After the announcement, the athletes set off to a location where they partake in The Basics. The Basics is a day where the athletes do a fun activity which relates to the week's sport. In season 3, The Basics was also an opportunity for one of the athletes to earn The Advantage, which gave them a leg-up over the rest on Competition Day.

Following The Basics, came the two Training Days. On the first day of Training, the athlete whose sport is one of the week, gets to showcase their sport in a demonstration. The announcement of the sport star follows the demo, where they introduce themselves and show off their medals.

Over two days, athletes train in their chosen sport to develop and refine their skills for Competition Day.

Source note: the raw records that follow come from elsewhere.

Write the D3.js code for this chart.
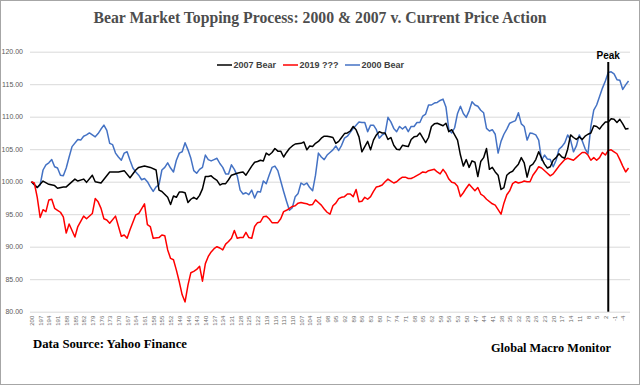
<!DOCTYPE html>
<html><head><meta charset="utf-8">
<script src="https://cdn.jsdelivr.net/npm/d3@7"></script>
<style>body{margin:0;background:#fff}svg{display:block}</style>
</head><body>
<svg id="c" width="640" height="385"></svg>
<script>
// ---- data ----
const days = d3.range(200, -7, -1); // trading days before the peak (categories)
const xTickLabels = [200,197,194,191,188,185,182,179,176,173,170,167,164,161,158,155,152,149,146,143,140,137,134,131,128,125,122,119,116,113,110,107,104,101,98,95,92,89,86,83,80,77,74,71,68,65,62,59,56,53,50,47,44,41,38,35,32,29,26,23,20,17,14,11,8,5,2,-1,-4];
const yTicks = [80,85,90,95,100,105,110,115,120];
const seriesNames = ["2007 Bear","2019 ???","2000 Bear"];
const peakDay = 1;

const bear2007 = [[200,100.0],[198,99.1],[196,100.1],[194,99.6],[192,99.4],[191,99.0],[189,99.2],[188,99.2],[185,100.4],[184,100.1],[182,100.4],[181,99.9],[179,101.0],[178,100.0],[176,99.8],[173,101.5],[170,101.5],[168,101.7],[166,100.6],[164,101.8],[163,102.2],[161,102.4],[159,102.2],[157,101.8],[156,98.7],[155,98.5],[153,97.6],[152,96.5],[151,97.8],[150,97.6],[149,98.4],[148,98.4],[147,98.3],[146,96.8],[145,97.3],[144,97.6],[143,97.3],[142,97.9],[141,98.9],[140,100.8],[139,100.8],[138,100.9],[137,100.5],[136,100.2],[135,99.5],[134,99.7],[133,99.7],[132,100.3],[131,101.0],[129,101.3],[128,101.4],[127,101.5],[126,101.0],[125,101.7],[124,102.4],[123,103.0],[122,103.1],[121,103.3],[120,103.2],[119,104.4],[118,104.1],[117,104.5],[116,105.1],[115,104.7],[114,104.7],[113,103.8],[112,104.5],[111,105.1],[110,105.5],[109,105.8],[107,105.9],[106,106.1],[105,104.9],[104,105.5],[103,105.4],[102,105.9],[101,106.2],[100,106.7],[99,107.0],[98,107.0],[97,106.9],[96,106.8],[95,105.9],[94,106.2],[93,106.8],[92,107.4],[91,107.5],[90,107.8],[89,108.5],[88,108.0],[87,106.9],[86,104.6],[85,105.4],[84,106.2],[83,104.9],[82,106.4],[81,107.2],[80,107.7],[79,107.5],[78,107.5],[77,106.5],[76,106.8],[75,105.6],[74,105.0],[73,104.9],[72,105.6],[71,105.5],[70,105.4],[69,106.5],[68,106.9],[67,107.0],[66,107.5],[64,106.0],[63,106.8],[62,108.5],[61,108.9],[60,109.0],[59,108.8],[58,108.6],[57,109.0],[56,107.7],[55,108.0],[54,107.2],[53,106.4],[52,104.1],[51,102.4],[50,103.4],[49,102.2],[48,103.2],[47,103.0],[46,100.8],[45,103.1],[44,103.7],[43,105.1],[42,101.9],[41,102.2],[40,101.5],[39,101.0],[38,98.8],[37,99.1],[36,101.0],[35,101.4],[34,101.6],[33,102.2],[32,102.7],[31,103.7],[30,102.9],[29,100.7],[28,102.4],[27,102.7],[26,103.4],[25,104.6],[24,103.6],[23,102.7],[22,102.1],[21,102.3],[20,103.3],[19,103.7],[18,104.3],[17,103.8],[16,103.6],[15,105.0],[14,107.2],[13,106.8],[12,106.5],[11,106.9],[10,106.5],[9,107.0],[8,107.3],[7,107.5],[6,108.6],[5,108.5],[4,108.1],[3,108.7],[2,109.2],[1,109.2],[0,109.7],[-1,109.6],[-2,109.1],[-3,109.6],[-4,108.9],[-5,108.1],[-6,108.2]];

const current2019 = [[200,100.0],[199,99.8],[198,97.6],[197,94.5],[196,95.7],[195,95.4],[194,97.2],[193,97.3],[192,95.9],[191,95.6],[190,95.3],[189,94.6],[188,92.1],[187,93.5],[185,91.5],[184,93.1],[182,94.7],[181,94.3],[179,95.1],[178,97.4],[177,96.9],[176,95.9],[175,94.3],[174,94.1],[173,93.6],[171,94.7],[169,91.6],[168,91.8],[167,91.3],[166,92.6],[164,94.9],[163,95.1],[161,96.6],[160,93.4],[159,93.1],[158,91.3],[156,91.4],[155,91.8],[154,91.7],[153,89.5],[152,88.2],[151,88.0],[150,86.4],[149,84.6],[148,82.6],[147,81.5],[146,84.1],[145,86.0],[144,86.2],[143,86.5],[142,87.0],[141,84.7],[140,87.4],[139,88.5],[138,89.2],[137,89.7],[136,90.0],[135,89.8],[134,89.5],[133,90.4],[132,90.8],[131,91.3],[130,92.5],[129,91.3],[128,91.4],[127,91.4],[126,92.2],[125,91.4],[124,91.3],[123,93.1],[122,93.7],[121,93.8],[120,94.6],[119,94.7],[118,94.3],[117,93.7],[115,93.7],[114,94.3],[113,95.4],[112,95.6],[111,95.9],[110,96.2],[109,96.3],[108,96.7],[107,96.8],[106,96.7],[105,96.6],[104,96.4],[103,96.5],[102,97.2],[101,96.8],[100,96.4],[99,95.8],[98,95.3],[97,95.0],[96,96.3],[95,96.7],[94,97.4],[93,97.6],[92,97.7],[91,98.1],[90,98.1],[89,97.7],[88,98.8],[87,96.9],[86,97.0],[85,97.6],[84,97.3],[83,97.7],[82,98.5],[81,99.2],[80,99.3],[79,99.5],[78,100.0],[77,100.4],[76,100.1],[75,99.8],[74,100.0],[73,100.4],[72,100.7],[71,100.7],[70,100.5],[69,100.5],[68,100.7],[66,101.2],[65,101.5],[64,101.4],[63,101.7],[62,101.8],[61,101.9],[60,101.5],[59,101.2],[58,101.9],[57,101.3],[56,100.4],[55,99.9],[54,99.8],[53,99.3],[52,97.7],[51,98.3],[50,99.0],[49,99.6],[48,99.1],[47,98.6],[46,99.1],[45,98.1],[44,97.8],[43,97.3],[41,96.6],[40,96.4],[39,95.7],[38,95.0],[37,96.7],[36,98.0],[35,98.6],[34,99.7],[33,100.0],[32,99.8],[31,99.9],[30,100.1],[29,100.0],[28,100.0],[27,101.0],[26,101.6],[25,102.3],[24,102.1],[22,101.3],[21,100.9],[20,101.2],[19,101.8],[18,102.4],[17,102.9],[16,103.4],[15,103.6],[13,103.3],[12,103.7],[11,104.1],[10,104.5],[9,104.5],[8,104.1],[7,103.3],[6,103.7],[5,103.3],[4,103.7],[3,104.5],[2,104.1],[1,104.8],[0,104.9],[-1,104.6],[-2,104.3],[-3,103.4],[-4,102.4],[-5,101.5],[-6,102.1]];

const bear2000 = [[200,100.0],[199,99.5],[198,99.1],[197,99.5],[196,101.8],[195,102.6],[194,102.9],[193,103.4],[192,102.3],[191,102.1],[190,101.0],[189,100.9],[188,102.1],[187,103.8],[186,105.4],[184,106.5],[183,106.4],[182,107.0],[181,107.2],[180,107.5],[179,107.2],[178,106.9],[177,107.4],[176,108.1],[175,108.7],[174,107.9],[173,105.9],[172,105.7],[171,104.4],[170,103.8],[169,103.3],[168,104.4],[167,104.6],[166,103.3],[165,102.1],[164,101.5],[163,101.0],[162,100.3],[161,100.5],[160,100.0],[159,99.2],[158,98.5],[157,99.2],[156,99.5],[155,101.8],[154,102.2],[153,102.9],[152,102.1],[151,101.5],[150,103.3],[149,104.4],[148,104.6],[147,106.0],[146,104.9],[145,103.6],[144,101.7],[143,101.3],[142,101.9],[141,102.2],[140,104.1],[139,103.4],[138,103.2],[137,103.4],[136,103.6],[135,102.8],[134,102.2],[133,101.2],[132,101.2],[131,102.6],[130,101.9],[129,100.9],[128,98.7],[127,98.1],[126,98.3],[125,98.0],[124,98.7],[123,97.5],[122,98.5],[121,98.4],[120,100.1],[119,99.7],[118,101.0],[117,102.2],[116,102.4],[115,101.7],[114,100.1],[113,98.5],[112,97.0],[111,95.6],[110,96.0],[109,97.7],[108,98.2],[107,99.8],[106,99.5],[105,99.8],[104,99.1],[103,98.6],[102,101.0],[101,104.4],[100,103.8],[99,103.4],[98,104.1],[97,104.5],[96,104.9],[95,105.5],[94,104.8],[93,105.6],[92,106.7],[91,107.0],[89,108.2],[88,108.7],[87,109.2],[86,109.1],[85,109.1],[84,107.7],[83,108.7],[82,108.7],[81,108.0],[80,106.7],[79,107.2],[78,107.4],[77,109.9],[76,109.2],[75,108.2],[74,107.7],[73,108.5],[72,108.1],[71,108.5],[70,107.7],[69,108.5],[68,108.5],[67,109.1],[66,109.1],[65,110.1],[64,110.4],[63,111.8],[62,111.8],[61,112.1],[60,112.2],[59,112.5],[58,112.7],[57,111.5],[56,108.0],[55,107.5],[54,108.3],[53,110.5],[52,111.6],[51,110.5],[50,109.9],[49,110.9],[48,112.3],[47,111.8],[46,111.6],[45,111.0],[44,110.6],[43,108.2],[42,107.8],[41,108.0],[40,107.3],[39,104.4],[38,106.2],[37,107.3],[36,108.1],[35,109.0],[34,109.2],[33,109.4],[32,110.6],[31,108.9],[30,108.5],[29,106.4],[28,107.5],[27,107.4],[26,107.2],[25,106.4],[24,103.3],[23,104.1],[22,103.5],[21,103.4],[20,102.3],[19,103.3],[18,105.0],[17,105.4],[16,106.0],[15,107.2],[14,106.4],[13,104.6],[12,105.5],[11,107.2],[10,106.3],[9,105.1],[8,104.3],[7,108.5],[6,111.0],[5,111.8],[4,113.1],[3,114.4],[2,115.5],[1,116.8],[0,116.9],[-1,116.6],[-2,115.7],[-3,115.6],[-4,114.2],[-5,114.9],[-6,115.5]];

// ---- chart ----
const svg = d3.select('#c');
const sans = '"Liberation Sans", Arial, sans-serif';
const serif = '"Liberation Serif", "Times New Roman", serif';

svg.append('rect').attr('x',0.5).attr('y',0.5).attr('width',639).attr('height',384)
  .attr('fill','#fff').attr('stroke','#a6a6a6');

const x = d3.scalePoint().domain(days).range([30,630]).padding(0.5);
const y = d3.scaleLinear().domain([80,120]).range([311.7,51.7]);

// y axis + gridlines
const ya = svg.append('g').attr('transform','translate(30,0)')
  .call(d3.axisLeft(y).tickValues(yTicks).tickSize(-600).tickPadding(7).tickFormat(d3.format('.2f')));
ya.select('.domain').remove();
ya.selectAll('line').attr('stroke','#d9d9d9').attr('stroke-width',1);
ya.selectAll('text').attr('font-family',sans).attr('font-size',7).attr('fill','#595959');

// x axis
const xa = svg.append('g').attr('transform','translate(0,311.7)')
  .call(d3.axisBottom(x).tickValues(xTickLabels).tickSize(0).tickPadding(0).tickFormat(d => String(d)));
xa.select('.domain').remove();
xa.selectAll('text')
  .attr('font-family',sans).attr('font-size',6).attr('fill','#6b6b6b')
  .attr('transform','rotate(-90)').attr('text-anchor','end')
  .attr('x',-4).attr('y',0).attr('dy','0.35em');

// lines
const line = d3.line().x(d => x(d[0])).y(d => y(d[1]));
const colors = ['#000000','#ff0000','#4472c4'];
const allSeries = [bear2007, current2019, bear2000];
[2,0,1].forEach(i => {
  svg.append('path').datum(allSeries[i]).attr('d',line)
    .attr('fill','none').attr('stroke',colors[i]).attr('stroke-width',1.5)
    .attr('stroke-linejoin','round');
});

// peak marker
svg.append('line').attr('x1',x(peakDay)).attr('x2',x(peakDay))
  .attr('y1',62).attr('y2',y(80)).attr('stroke','#000').attr('stroke-width',2);
svg.append('text').attr('x',x(peakDay)).attr('y',59).attr('text-anchor','middle')
  .attr('font-family',sans).attr('font-weight','bold').attr('font-size',10).attr('fill','#000')
  .text('Peak');

// legend
const legX = [217,283,345];
seriesNames.forEach((n,i) => {
  svg.append('line').attr('x1',legX[i]).attr('x2',legX[i]+15).attr('y1',65).attr('y2',65)
    .attr('stroke',colors[i]).attr('stroke-width',1.5);
  svg.append('text').attr('x',legX[i]+16.5).attr('y',68.2)
    .attr('font-family',sans).attr('font-weight','bold').attr('font-size',9).attr('fill','#404040')
    .text(n);
});

// title & notes
svg.append('text').attr('x',320).attr('y',23).attr('text-anchor','middle')
  .attr('font-family',serif).attr('font-weight','bold').attr('font-size',16).attr('fill','#4d4d4d')
  .attr('textLength',453).attr('lengthAdjust','spacingAndGlyphs')
  .text('Bear Market Topping Process: 2000 & 2007 v. Current Price Action');
svg.append('text').attr('x',33).attr('y',348)
  .attr('font-family',serif).attr('font-weight','bold').attr('font-size',13).attr('fill','#000')
  .attr('textLength',154).attr('lengthAdjust','spacingAndGlyphs')
  .text('Data Source: Yahoo Finance');
svg.append('text').attr('x',491).attr('y',352)
  .attr('font-family',serif).attr('font-weight','bold').attr('font-size',13).attr('fill','#000')
  .attr('textLength',120).attr('lengthAdjust','spacingAndGlyphs')
  .text('Global Macro Monitor');
</script>
</body></html>
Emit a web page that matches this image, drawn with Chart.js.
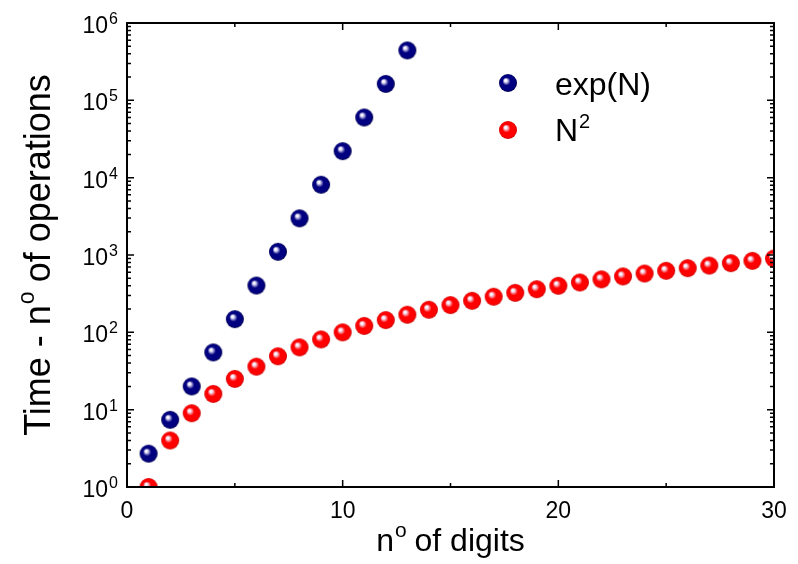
<!DOCTYPE html>
<html>
<head>
<meta charset="utf-8">
<script src="https://cdn.jsdelivr.net/npm/chart.js@4/dist/chart.umd.min.js"></script>
<style>
  body { margin: 0; background: #fff; }
  canvas { display: block; }
</style>
</head>
<body>
<canvas id="myChart" width="798" height="564"></canvas>
<script>
// values
var digits = [1,2,3,4,5,6,7,8,9,10,11,12,13,14,15,16,17,18,19,20,21,22,23,24,25,26,27,28,29,30];
var expN = [2.7, 7.4, 20, 55, 148, 403, 1100, 2980, 8100, 22000, 60000, 163000, 442000];
var nSquared = [1,4,9,16,25,36,49,64,81,100,121,144,169,196,225,256,289,324,361,400,441,484,529,576,625,676,729,784,841,900];
var xTicks = [0, 10, 20, 30];
var xMinor = [5, 15, 25];
var yDecades = [0, 1, 2, 3, 4, 5, 6];

var FONT = "'Liberation Sans', Arial, sans-serif";

function makeBall(base, dark, r) {
    var c = document.createElement('canvas');
    var s = Math.ceil(r * 2) + 2;
    c.width = s; c.height = s;
    var g = c.getContext('2d');
    var cx = s / 2, cy = s / 2;
    var grad = g.createRadialGradient(cx - r * 0.3, cy - r * 0.32, 0, cx, cy, r);
    grad.addColorStop(0, '#ffffff');
    grad.addColorStop(0.15, '#f2eeff');
    grad.addColorStop(0.45, base);
    grad.addColorStop(0.85, base);
    grad.addColorStop(1, dark);
    g.fillStyle = grad;
    g.beginPath();
    g.arc(cx, cy, r, 0, Math.PI * 2);
    g.fill();
    return c;
}

var blueBall = makeBall('#000080', '#00004c', 9);
var redBall = makeBall('#ff0000', '#c80000', 9);

function pts(ys) {
    var out = [];
    for (var i = 0; i < ys.length; i++) out.push({x: digits[i], y: ys[i]});
    return out;
}

// "base" followed by a raised smaller "sup"
function supText(ctx, base, sup, x, y, size, supSize, rise, align) {
    ctx.font = size + 'px ' + FONT;
    var w1 = ctx.measureText(base).width;
    ctx.font = supSize + 'px ' + FONT;
    var w2 = ctx.measureText(sup).width;
    var x0 = x;
    if (align === 'right') x0 = x - w1 - w2 - 1;
    if (align === 'center') x0 = x - (w1 + w2 + 1) / 2;
    ctx.textAlign = 'left';
    ctx.textBaseline = 'alphabetic';
    ctx.font = size + 'px ' + FONT;
    ctx.fillText(base, x0, y);
    ctx.font = supSize + 'px ' + FONT;
    ctx.fillText(sup, x0 + w1 + 1, y - rise);
}

var frame = {
    id: 'frame',
    afterDatasetsDraw: function(chart) {
        var ctx = chart.ctx;
        var a = chart.chartArea;
        var xs = chart.scales.x, ys = chart.scales.y;
        ctx.save();
        ctx.strokeStyle = '#000';
        ctx.fillStyle = '#000';
        ctx.lineWidth = 2;
        ctx.strokeRect(a.left, a.top, a.right - a.left, a.bottom - a.top);

        ctx.lineWidth = 1.5;
        ctx.beginPath();
        xTicks.forEach(function(v) {
            var p = xs.getPixelForValue(v);
            ctx.moveTo(p, a.bottom); ctx.lineTo(p, a.bottom - 7);
            ctx.moveTo(p, a.top); ctx.lineTo(p, a.top + 7);
        });
        xMinor.forEach(function(v) {
            var p = xs.getPixelForValue(v);
            ctx.moveTo(p, a.bottom); ctx.lineTo(p, a.bottom - 4);
            ctx.moveTo(p, a.top); ctx.lineTo(p, a.top + 4);
        });
        yDecades.forEach(function(d) {
            var p = ys.getPixelForValue(Math.pow(10, d));
            ctx.moveTo(a.left, p); ctx.lineTo(a.left + 7, p);
            ctx.moveTo(a.right, p); ctx.lineTo(a.right - 7, p);
            if (d < 6) {
                for (var m = 2; m <= 9; m++) {
                    var q = ys.getPixelForValue(m * Math.pow(10, d));
                    ctx.moveTo(a.left, q); ctx.lineTo(a.left + 4, q);
                    ctx.moveTo(a.right, q); ctx.lineTo(a.right - 4, q);
                }
            }
        });
        ctx.stroke();

        // tick labels
        ctx.font = '23px ' + FONT;
        ctx.textAlign = 'center';
        ctx.textBaseline = 'alphabetic';
        xTicks.forEach(function(v) {
            ctx.fillText(String(v), xs.getPixelForValue(v), a.bottom + 31);
        });
        yDecades.forEach(function(d) {
            var p = ys.getPixelForValue(Math.pow(10, d));
            supText(ctx, '10', String(d), a.left - 9, p + 10, 23, 16, 9, 'right');
        });

        // x title
        ctx.textAlign = 'left';
        ctx.font = '32px ' + FONT;
        var wn = ctx.measureText('n').width, wr = ctx.measureText(' of digits').width;
        ctx.font = '21px ' + FONT;
        var wo = ctx.measureText('o').width;
        var x0 = (a.left + a.right) / 2 - (wn + wo + wr) / 2;
        ctx.font = '32px ' + FONT;
        ctx.fillText('n', x0, 551);
        ctx.font = '21px ' + FONT;
        ctx.fillText('o', x0 + wn + 1, 537);
        ctx.font = '32px ' + FONT;
        ctx.fillText(' of digits', x0 + wn + wo, 551);

        // y title
        ctx.save();
        ctx.translate(50, (a.top + a.bottom) / 2);
        ctx.rotate(-Math.PI / 2);
        ctx.font = '36px ' + FONT;
        var w1 = ctx.measureText('Time - n').width, w3 = ctx.measureText(' of operations').width;
        ctx.font = '23px ' + FONT;
        var w2 = ctx.measureText('o').width;
        var s0 = -(w1 + w2 + w3) / 2;
        ctx.font = '36px ' + FONT;
        ctx.fillText('Time - n', s0, 0);
        ctx.font = '23px ' + FONT;
        ctx.fillText('o', s0 + w1 + 1, -16);
        ctx.font = '36px ' + FONT;
        ctx.fillText(' of operations', s0 + w1 + w2, 0);
        ctx.restore();

        // legend
        ctx.drawImage(blueBall, 508 - blueBall.width / 2, 83 - blueBall.height / 2);
        ctx.drawImage(redBall, 508 - redBall.width / 2, 130 - redBall.height / 2);
        ctx.font = '32px ' + FONT;
        ctx.textAlign = 'left';
        ctx.fillText('exp(N)', 555, 95);
        supText(ctx, 'N', '2', 555, 141, 32, 20, 13, 'left');
        ctx.restore();
    }
};

var chartdata = {
    datasets: [
        {
            label: 'exp(N)',
            data: pts(expN),
            pointStyle: blueBall,
            clip: 0
        },
        {
            label: 'N2',
            data: pts(nSquared),
            pointStyle: redBall,
            clip: 0
        }
    ]
};

var options = {
    responsive: false,
    animation: false,
    devicePixelRatio: 1,
    layout: { padding: { left: 127, right: 24, top: 23, bottom: 77 } },
    scales: {
        x: { type: 'linear', min: 0, max: 30, display: false },
        y: { type: 'logarithmic', min: 1, max: 1000000, display: false }
    },
    plugins: { legend: { display: false }, tooltip: { enabled: false } }
};

var graph = new Chart(document.getElementById('myChart'), {
    type: 'scatter',
    data: chartdata,
    options: options,
    plugins: [frame]
});
</script>
</body>
</html>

On Competition Day, the athletes all compete either individually or as a team (depending on the sport) in the sport. This is where The Advantage comes into play, as the athlete in possession of it, gets an advantage in the competition, which could increase their chances of landing on The Podium.

At the end of the competition, would come The Podium, where the Shoutouts and The Medals are awarded. Shoutouts are individual awards worth ten points where the sport star acknowledges two athletes for their work ethic and improvement during the week.

The Medals are awards handed out to three (or more, depending on the sport) athletes who did the best in The Competition. Three medals are handed out: one bronze, one silver and one gold. The Medals also translate to points on The Leaderboard.

All the athletes who participated in the competition and did not receive a medal, nor a shoutout receive five points.

The Leaderboard keeps track of each athlete's progress in points throughout the competition. A visual of The Leaderboard airs at the end of The Podium.

The Medals
| Medals | Point Value |
|---|---|
| Gold | 25 points |
| Silver | 20 points |
| Bronze | 15 points |

This format continues until after the final sport, where the athletes compete in the ARC-athlon.

In the ARC-athlon, all of the ten athletes compete in five different events to gain more points to their final point tally. These events (except the team events) still follow the point system of the medals, but also depending on how they placed in the event, they would also be awarded a certain number of points.

At the end of the ARC-athlon, would come The Final Podium, where Predita recognizes each athletes journey throughout the competition. Then she announces the All-Round Champion, which is the athlete with the most points on the leaderboard. The winner is awarded the All-Round Champion belt.

== Season 1 ==

=== Athletes ===

Athletes
| Name | Sport |
|---|---|
| Brodie Drummond | Kayaking |
| Cayde Mckinstray | Skateboarding |
| Daniel Johnson | Wakeboarding |
| Faith Foley | Kart Racing |
| Fenella Murphy | Equestrian |
| Haven Ward | Golf |
| Jasmine Jaswal | Swimming |
| Marshall Gehrke | BMX |
| Michael Andriyuk | Diving |
| Sydney Stevens | Gymnastics |

=== Episode Leaderboard ===

| Athlete | Diving | Gymnastics | Equestrian | Golf | Skateboarding | Swimming | BMX | Wakeboarding | Kart Racing | Kayaking |
|---|---|---|---|---|---|---|---|---|---|---|
| Brodie Drummond | 5 | 10 | 35 | 40 | 65 | 90 | 105 | 130 | 140 | 150 |
| Sydney Stevens | 25 | 25 | 40 | 45 | 80 | 90 | 100 | 105 | 113 | 128 |
| Marshall Gehrke | 15 | 40 | 45 | 50 | 70 | 75 | 75 | 80 | 105 | 125 |
| Daniel Johnson | 20 | 50 | 55 | 80 | 95 | 100 | 125 | 125 | 145 | 170 |
| Cayde Mckinstray | 5 | 20 | 25 | 30 | 40 | 45 | 65 | 85 | 100 | 105 |
| Jasmine Jaswal | 10 | 10 | 15 | 45 | 50 | 50 | 55 | 65 | 71 | 81 |
| Michael Andriyuk | 0 | 5 | 15 | 20 | 20 | 40 | 45 | 70 | 75 | 80 |
| Haven Ward | 5 | 10 | 35 | 35 | 40 | 65 | 70 | 75 | 92 | 97 |
| Fenella Murphy | 10 | 10 | 10 | 40 | 60 | 65 | 70 | 75 | 84 | 89 |
| Faith Foley | 0 | 5 | 15 | 20 | 35 | 40 | 50 | 55 | 65 | 70 |

=== Final Leaderboard (After ARC-athlon) ===

Final Leaderboard
| Athletes | Points |
|---|---|
| Brodie Drummond | 190 |
| Sydney Stevens | 188 |
| Marshall Gehrke | 185 |
| Daniel Johnson | 180 |
| Cayde Mckinstray | 162 |
| Jasmine Jaswal | 141 |
| Michael Andriyuk | 135 |
| Haven Ward | 125 |
| Fenella Murphy | 116 |
| Faith Foley | 101 |

==Reception==
Kirsten Hurd, commissioning editor at Canadian public broadcaster TVOKids, called the series a "runaway hit."

==Accolades==
The series has won two Canadian Screen Awards for Best Children's or Youth Non-Fiction Program or Series out of three nominations.

In 2023, the series received two Children's and Family Emmy Awards nominations for Outstanding Non-Fiction Program and Outstanding Casting.